Aquilo que nos torna humanos é nossa capacidade de ter medo. O medo nos protege, faz com que pensemos duas vezes antes de cometer um erro. Na medida certa, o medo é um sentimento saudável que permite que conheçamos nossos limites e operemos dentro deles. O medo da morte é o medo por excelência e aquilo que une todos nós.
Para o pai da psicanálise, como nunca tivemos a experiência da morte e, portanto, ela não existe em nosso inconsciente, o medo da morte é o reflexo de outros medos. Medo do abandono, da castração, dos conflitos não resolvidos, do sentimento de culpa podem, para Freud, se manifestar como medo da morte.
O medo dos medos pode se apresentar de diferentes modos ao longo de nossas vidas. Ele aparece na forma de receio de fracassar economicamente, medo de ficar sozinho, medo de sofrer, medo da velhice, da paternidade, da rejeição, da doença. Neste ano, a pandemia fez com que nós enfrentássemos medos muitos próximos e reais. Quem é saudável tem medo, e transforma esse pavor em cautela.
Em Shoftim, a parashá desta semana, Moisés prepara o povo para a guerra que os aguarda do outro lado do Jordão dizendo: “al tirau”, “não temam”, ou “não tenham medo”. Seria essa uma recomendação razoável, pedir para que o povo não tivesse medo diante da guerra?
A mesma recomendação aparece na Torá em diversas outras oportunidades. Essa recomendação de não temer está associada a momentos de transição pessoal das personagens bíblicas, nos indica a rabina Yael Splansky. Quando Avraham parte para um território desconhecido, é dito “al tirá”, “não tenha medo”. Quando Hagar e Ishmael passam sede no deserto, “al tirau”, “não temam”. Quando Itzchák se distancia da segurança de sua família para uma nova etapa da vida, “al tirá”. Quando o Iaakóv idoso se prepara para uma jornada ao Egito na direção do reencontro com o filho que ele acreditou por vinte anos que estava morto, “al tirá”. Ruth, David, Daniel, todos eles, em momentos de transição ouviram a mesma mensagem: “não tenha medo”.
Como compreender essa mensagem? Como interpretar essa exigência desumana para que essas personagens tão humanas não tivessem medo em momentos tão aterradores?
Gostaria de sugerir que a mensagem que existe aqui é profunda e serve para cada um de nós. Ao recomendar que não temessem, Deus estava convidando cada uma dessas mulheres e homens a reconhecerem seus medos e agirem apesar deles.
Quem não reconhece seus medos não tem a menor possibilidade de enfrentá-los. Apenas as pessoas que podem olhar de frente para seus fantasmas ganham a capacidade de vencê-los. “Al tirau” é um importantíssimo chamado para que tenhamos a coragem de reconhecer nossos medos, para que forjemos as ferramentas necessárias para superá-los.
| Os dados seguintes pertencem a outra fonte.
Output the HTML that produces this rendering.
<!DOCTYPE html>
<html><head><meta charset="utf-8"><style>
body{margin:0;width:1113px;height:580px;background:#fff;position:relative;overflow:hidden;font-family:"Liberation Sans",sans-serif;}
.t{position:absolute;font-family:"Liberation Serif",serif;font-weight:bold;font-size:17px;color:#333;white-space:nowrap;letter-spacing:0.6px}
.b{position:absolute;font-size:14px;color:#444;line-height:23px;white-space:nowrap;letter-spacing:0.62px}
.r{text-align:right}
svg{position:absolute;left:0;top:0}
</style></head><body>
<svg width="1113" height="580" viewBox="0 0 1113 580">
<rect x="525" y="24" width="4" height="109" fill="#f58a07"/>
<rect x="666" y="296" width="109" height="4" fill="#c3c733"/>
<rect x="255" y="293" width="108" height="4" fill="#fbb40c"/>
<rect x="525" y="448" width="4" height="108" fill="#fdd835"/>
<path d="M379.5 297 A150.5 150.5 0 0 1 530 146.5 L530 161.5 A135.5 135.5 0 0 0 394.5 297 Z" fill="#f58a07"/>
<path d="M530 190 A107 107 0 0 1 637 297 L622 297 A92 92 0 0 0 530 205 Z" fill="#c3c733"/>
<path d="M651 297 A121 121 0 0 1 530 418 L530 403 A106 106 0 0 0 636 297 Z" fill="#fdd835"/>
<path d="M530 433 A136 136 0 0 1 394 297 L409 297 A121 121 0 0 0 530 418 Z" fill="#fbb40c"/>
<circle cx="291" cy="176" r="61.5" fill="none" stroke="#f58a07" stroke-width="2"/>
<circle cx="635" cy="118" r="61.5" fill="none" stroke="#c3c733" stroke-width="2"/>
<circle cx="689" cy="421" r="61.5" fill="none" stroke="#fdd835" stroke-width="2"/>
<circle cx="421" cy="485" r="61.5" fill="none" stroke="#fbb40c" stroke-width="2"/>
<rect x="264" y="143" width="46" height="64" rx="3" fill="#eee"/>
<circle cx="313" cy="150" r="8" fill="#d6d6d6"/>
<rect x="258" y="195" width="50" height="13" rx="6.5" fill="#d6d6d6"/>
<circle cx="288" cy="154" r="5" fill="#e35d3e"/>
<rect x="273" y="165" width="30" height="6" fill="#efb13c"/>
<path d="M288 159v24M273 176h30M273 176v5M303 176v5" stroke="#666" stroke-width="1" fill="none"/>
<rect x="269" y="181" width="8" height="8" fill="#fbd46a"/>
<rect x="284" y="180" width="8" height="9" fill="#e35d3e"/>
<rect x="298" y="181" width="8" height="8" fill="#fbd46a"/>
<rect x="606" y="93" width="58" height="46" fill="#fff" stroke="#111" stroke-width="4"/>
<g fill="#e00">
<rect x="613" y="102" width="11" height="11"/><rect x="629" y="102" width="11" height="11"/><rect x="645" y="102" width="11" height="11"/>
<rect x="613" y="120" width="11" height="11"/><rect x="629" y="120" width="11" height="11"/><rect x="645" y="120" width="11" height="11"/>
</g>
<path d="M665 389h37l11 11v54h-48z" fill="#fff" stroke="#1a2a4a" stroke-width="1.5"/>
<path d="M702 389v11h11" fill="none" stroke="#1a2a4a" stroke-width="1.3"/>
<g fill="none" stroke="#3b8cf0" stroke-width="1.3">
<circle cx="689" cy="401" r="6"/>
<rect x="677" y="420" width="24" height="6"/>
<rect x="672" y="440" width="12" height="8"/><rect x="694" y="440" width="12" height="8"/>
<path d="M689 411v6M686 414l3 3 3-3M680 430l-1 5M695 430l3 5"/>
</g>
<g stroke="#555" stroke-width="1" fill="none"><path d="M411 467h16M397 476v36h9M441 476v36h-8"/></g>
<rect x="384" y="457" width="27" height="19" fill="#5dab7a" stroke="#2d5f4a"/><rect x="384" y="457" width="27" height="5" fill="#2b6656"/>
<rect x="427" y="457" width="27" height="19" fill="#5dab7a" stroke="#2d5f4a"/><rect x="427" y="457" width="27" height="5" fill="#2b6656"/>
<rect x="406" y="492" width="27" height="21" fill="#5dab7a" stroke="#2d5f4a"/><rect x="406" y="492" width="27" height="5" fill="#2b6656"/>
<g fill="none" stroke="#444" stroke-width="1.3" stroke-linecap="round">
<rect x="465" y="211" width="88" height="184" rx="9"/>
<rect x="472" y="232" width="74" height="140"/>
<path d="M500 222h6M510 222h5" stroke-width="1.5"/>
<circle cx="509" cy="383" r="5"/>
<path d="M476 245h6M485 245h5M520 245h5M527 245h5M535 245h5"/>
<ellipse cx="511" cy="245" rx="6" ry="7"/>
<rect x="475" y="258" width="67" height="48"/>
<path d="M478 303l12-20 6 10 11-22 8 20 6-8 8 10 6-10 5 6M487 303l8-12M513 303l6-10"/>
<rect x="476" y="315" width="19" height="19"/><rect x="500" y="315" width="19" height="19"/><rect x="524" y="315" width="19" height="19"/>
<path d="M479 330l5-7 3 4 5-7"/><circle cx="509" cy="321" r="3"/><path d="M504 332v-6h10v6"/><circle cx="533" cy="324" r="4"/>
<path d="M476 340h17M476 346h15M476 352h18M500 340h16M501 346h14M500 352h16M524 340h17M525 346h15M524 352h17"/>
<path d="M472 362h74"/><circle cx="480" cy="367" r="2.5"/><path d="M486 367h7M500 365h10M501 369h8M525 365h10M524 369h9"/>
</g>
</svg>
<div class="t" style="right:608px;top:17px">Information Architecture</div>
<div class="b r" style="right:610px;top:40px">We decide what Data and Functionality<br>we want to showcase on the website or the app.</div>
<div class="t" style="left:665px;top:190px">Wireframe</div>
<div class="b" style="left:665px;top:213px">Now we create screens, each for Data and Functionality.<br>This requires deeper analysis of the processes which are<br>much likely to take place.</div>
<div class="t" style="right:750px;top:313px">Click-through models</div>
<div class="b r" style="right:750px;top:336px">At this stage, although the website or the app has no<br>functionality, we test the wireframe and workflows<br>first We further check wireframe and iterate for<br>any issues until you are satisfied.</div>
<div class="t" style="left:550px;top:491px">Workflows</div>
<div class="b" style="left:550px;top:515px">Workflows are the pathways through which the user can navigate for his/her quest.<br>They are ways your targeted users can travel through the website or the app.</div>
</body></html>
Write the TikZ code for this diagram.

Existe um medo estimulado pela tradição que é “irát shamaim”, “o medo do céu”, ou o “medo de Deus”. Esse medo, que pode também ser traduzido como reverência ou respeito a Deus, pode ser a inspiração para reconhecermos nossos próprios medos e seguirmos em frente apesar deles. Deus, nesse contexto, é a força que nos permite viver apesar de nossos medos e, talvez, por causa deles. Quem sabe não é esse o propósito de toda a religião e a noção de Deus?! Nas palavras do rabino Joseph Soloveitchik: “rezamos para que este grande respeito a Deus nos livre de todos os menores medos que nos espreitam por toda a parte, ferindo e amargurando nossas vidas”.
Por vezes, verifico que existe um medo ainda maior que o medo da morte, que é o medo de nunca ter vivido. Por isso, uma vida de propósito é o maior antídoto contra o risco de uma existência sem significado. Nas palavras de Millôr Fernandes: “quem mata o tempo não é um assassino, é um suicida”.
Antes de sair da sinagoga, no finalzinho do serviço religioso, vamos dizer na oração Adon Olam: “Adonai li velo irá”, “Deus está comigo e, portanto, não temerei”. Não é por acaso que no momento em que abandonamos a segurança das sinagogas, o conforto da tefilá e retornamos a nossas rotinas, reconhecemos nossos medos. Recomendo que interpretemos assim as palavras que o Adon Olam emprestou do Livro de Salmos: “Adonai li velô irá”, “que Deus me dê a coragem necessária para olhar de frente para meus medos e, apesar deles, e talvez até por causa deles, seguir em frente com coragem”.